Teams implement MTSS in stages to build organizational commitment, capacity, and systems so students benefit from evidence-based practices and improved outcomes are sustained. The National Implementation Research Network (2013) identified four implementation stages to describe the implementation process: Exploration, Installation, Initial Implementation, and Full Implementation. Implementation stages (Active Implementation Hub's Implementation Stages) identify specific activities, outcomes and unique challenges associated with the implementation process. These stages help in the planning, communication, resource allocation, and evaluation of district-wide MTSS.
During the Exploration stage, implementation leadership teams take time to review their resources and system needs and make informed decisions. When considering the adoption of new programs or practices, teams reflect on the evidence, usability, and supports necessary to implement as well as the need for the program or practice, how well it fits with existing priorities and efforts, and their capacity to implement as intended.
Upon determining intent to adopt new practices or programs, teams begin setting up the infrastructure that will be necessary to implement as intended. This Installation stage includes developing and securing the necessary support, creating feedback loops, ensuring data systems are in place to allow for data-based decision making, and ensuring financial and human resources are in place. The Exploration and Installation stages of implementation are often referred to as readiness to implement. Implementation is likely to take longer, face greater opposition, or fail altogether when teams skip over the exploration or installation stages and try to move directly into implementation.
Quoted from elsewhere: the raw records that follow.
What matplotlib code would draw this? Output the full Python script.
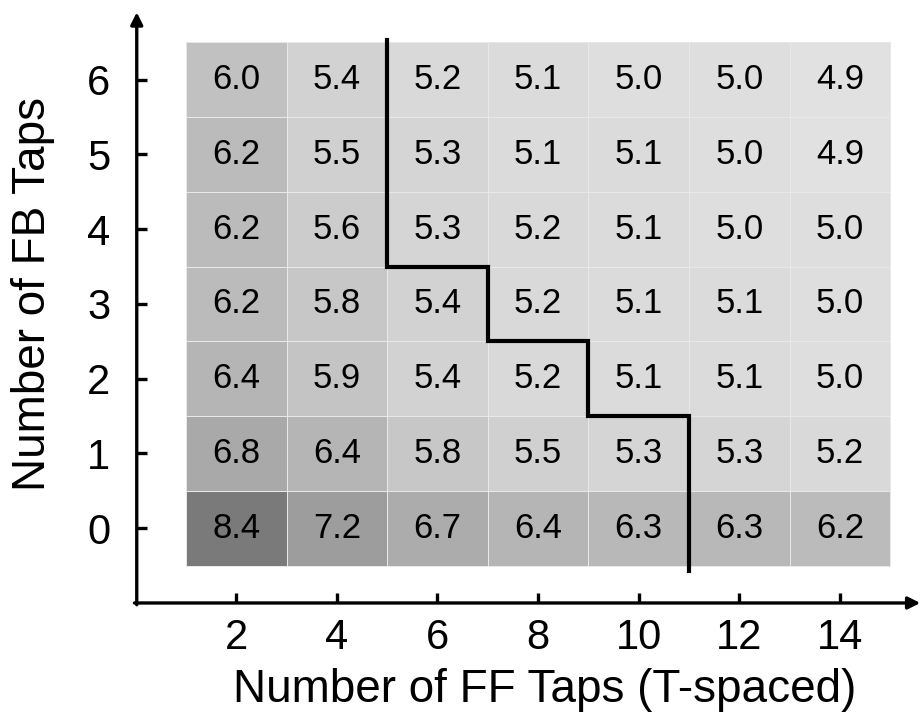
import numpy as np
import matplotlib
matplotlib.use("Agg")
import matplotlib.pyplot as plt
from matplotlib.colors import LinearSegmentedColormap

plt.rcParams['font.family'] = ['Liberation Sans', 'DejaVu Sans']

ff_taps = [2, 4, 6, 8, 10, 12, 14]
fb_taps = [0, 1, 2, 3, 4, 5, 6]

# rows: FB taps 0..6, columns: FF taps 2..14
snr = [
    [8.4, 7.2, 6.7, 6.4, 6.3, 6.3, 6.2],
    [6.8, 6.4, 5.8, 5.5, 5.3, 5.3, 5.2],
    [6.4, 5.9, 5.4, 5.2, 5.1, 5.1, 5.0],
    [6.2, 5.8, 5.4, 5.2, 5.1, 5.1, 5.0],
    [6.2, 5.6, 5.3, 5.2, 5.1, 5.0, 5.0],
    [6.2, 5.5, 5.3, 5.1, 5.1, 5.0, 4.9],
    [6.0, 5.4, 5.2, 5.1, 5.0, 5.0, 4.9],
]

# left-most FF tap count of the region right of the boundary, per FB row
boundary_ff = [12, 12, 10, 8, 6, 6, 6]

fig = plt.figure(figsize=(9.24, 7.23), dpi=100)
ax = fig.add_axes([0.148, 0.166, 0.848, 0.817])

z = np.array(snr)
xe = np.concatenate([[ff_taps[0] - 1], np.array(ff_taps) + 1])
ye = np.concatenate([[fb_taps[0] - 0.5], np.array(fb_taps) + 0.5])
cmap = LinearSegmentedColormap.from_list('g', ['#e1e1e1', '#7a7a7a'])
ax.pcolormesh(xe, ye, z, cmap=cmap, vmin=4.9, vmax=8.4,
              edgecolor='#e8e8e8', linewidth=0.6)

for i, fb in enumerate(fb_taps):
    for j, ff in enumerate(ff_taps):
        ax.text(ff, fb, f"{snr[i][j]:.1f}", ha='center', va='center',
                fontsize=25, color='black')

# step boundary
bx, by = [], []
n = len(fb_taps)
top = fb_taps[-1] + 0.53
bx.append(boundary_ff[-1] - 1); by.append(top)
for i in range(n - 1, 0, -1):
    xb = boundary_ff[i] - 1
    ylev = fb_taps[i] - 0.5
    xn = boundary_ff[i - 1] - 1
    if xn != xb:
        bx.append(xb); by.append(ylev)
        bx.append(xn); by.append(ylev)
bx.append(boundary_ff[0] - 1); by.append(fb_taps[0] - 0.57)
ax.plot(bx, by, color='black', lw=3.0, solid_joinstyle='miter', zorder=5)

ax.set_xlim(0.02, 15.6)
ax.set_ylim(-1.0, 6.9)
for s in ax.spines.values():
    s.set_visible(False)

ax.annotate('', xy=(1.0, 0), xytext=(-0.003, 0), xycoords='axes fraction',
            arrowprops=dict(arrowstyle='-|>', lw=2.4, color='black',
                            mutation_scale=18, shrinkA=0, shrinkB=0))
ax.annotate('', xy=(0, 1.0), xytext=(0, -0.003), xycoords='axes fraction',
            arrowprops=dict(arrowstyle='-|>', lw=2.4, color='black',
                            mutation_scale=18, shrinkA=0, shrinkB=0))

ax.set_xticks(ff_taps)
ax.set_yticks(fb_taps)
ax.tick_params(direction='in', length=7, width=2.4, labelsize=30)
ax.tick_params(axis='x', pad=11)
ax.tick_params(axis='y', pad=19)
ax.set_xlabel('Number of FF Taps (T-spaced)', fontsize=33, va='center')
ax.set_ylabel('Number of FB Taps', fontsize=33, va='center')
ax.xaxis.set_label_coords(0.52, -0.147)
ax.yaxis.set_label_coords(-0.133, 0.523)

fig.savefig('out.png', dpi=100)
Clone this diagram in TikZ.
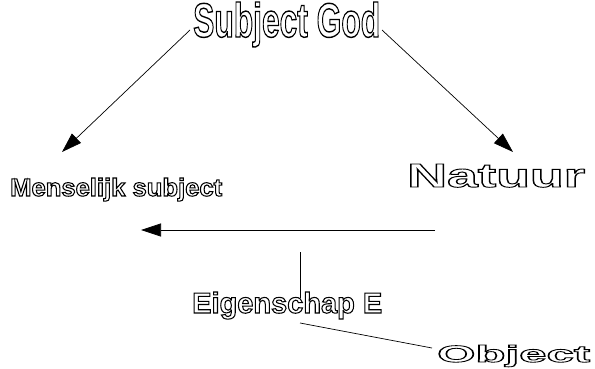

Initial Implementation is when the practice is beginning to be put into place, but it is not yet a comfortable or fluent practice. During this stage, challenges emerge and sites may consider abandoning the new practice, particularly since it is too early to realize the benefit to students. During initial implementation, it is important to leverage data systems and feedback loops to engage in continuous improvement cycles and communicate swiftly to celebrate successes and address barriers.
As sites reach Full Implementation, practices are now integrated into the environment in a manner that is a new way of operating. Full implementation is often the point at which the practices have been implemented well and long enough to begin showing student benefit (National Implementation Research Network, 2013). Sustainability is an essential focus of implementation. While student outcomes are being realized during full implementation, it’s critical that teams continue to maintain their focus and attention on ensuring sustainability. Changes in resources, staff turnover, and changing needs of students and staff need to be attended to, ensuring systems are flexible and responsive enough to meet the needs of every student.